Granted, I have issues.
But every time I put up my list, you slap my hand and say "don't do it. Work on something new. I'm tired of seeing that stuff."
Considering you got back into writing by reworking unfinished stories, it makes me want to bang my head on the desk because you're telling me I shouldn't.
So I spent 2 and a half hours last night working on a response trying to be fair, trying to consider all the angles, and trying to explain what I'm feeling and what my reasoning is. Now I'm cranky because that was two hours of sleep I missed, and feel I should have went with "Hulk smash" response, as non-diplomatic and unfair as it is.
And this is just initial ideas so I have something to bring to my thesis adviser that I don't even HAVE yet. Started stuff my be taken out of consideration for some unknown reason.
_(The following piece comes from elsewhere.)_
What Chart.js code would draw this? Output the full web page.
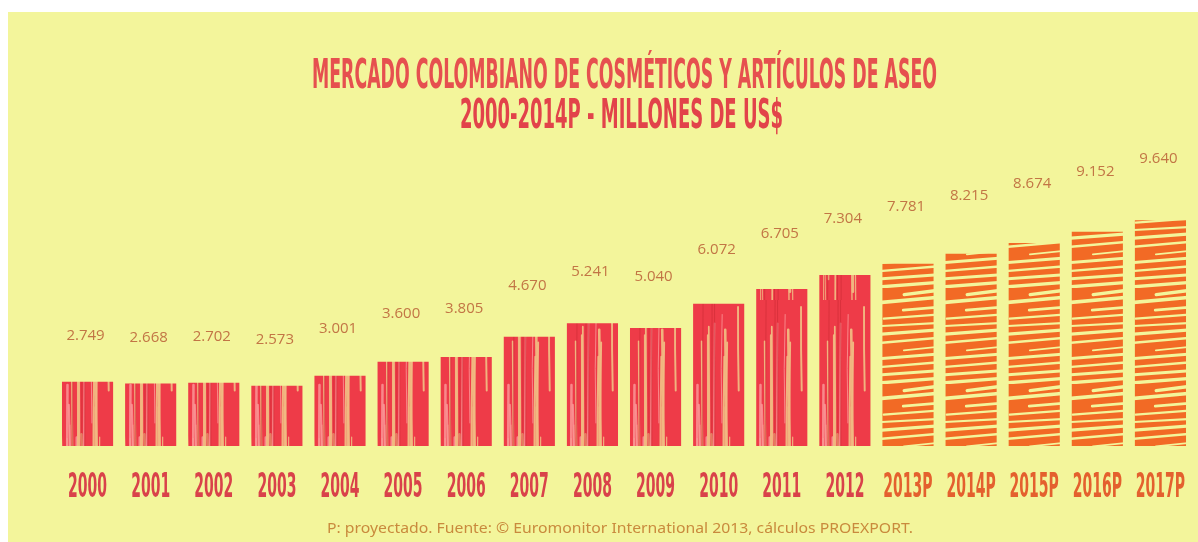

I don't know. I'm just trying to cover my ass because of how long it is taking me to write ANYTHING.
I wish I could crank out like I used to, but I have to face the fact that I am physically unable to meet that type of output and work with that. Will it change? I hope so; I'm ready to chew the furniture with my impatience.
I'm talking about your thesis here, not writing in general. A thesis is supposed to be a journey of learning. I never said "don't work on them ever again" or "they're horrible".
I SAID, write new stuff for your thesis. That's all. I NEVER said abandon everything you are currently writing, or whatever else the inner hag is saying.
You might also find that writing a selection of new, related stories with a central theme, NOT related to the current stuff, will give you a boost. Like buying new jeans. You don't throw out your old jeans, but you enjoy the new jeans and how they make you feel.
This is the time to explore all those wacky things that you know will NEVER sell, but you want to write anyway. All the way-out stuff, the strange ideas, the odd dream-inspired work, the questions that you get in your head at 2am and think "hmm".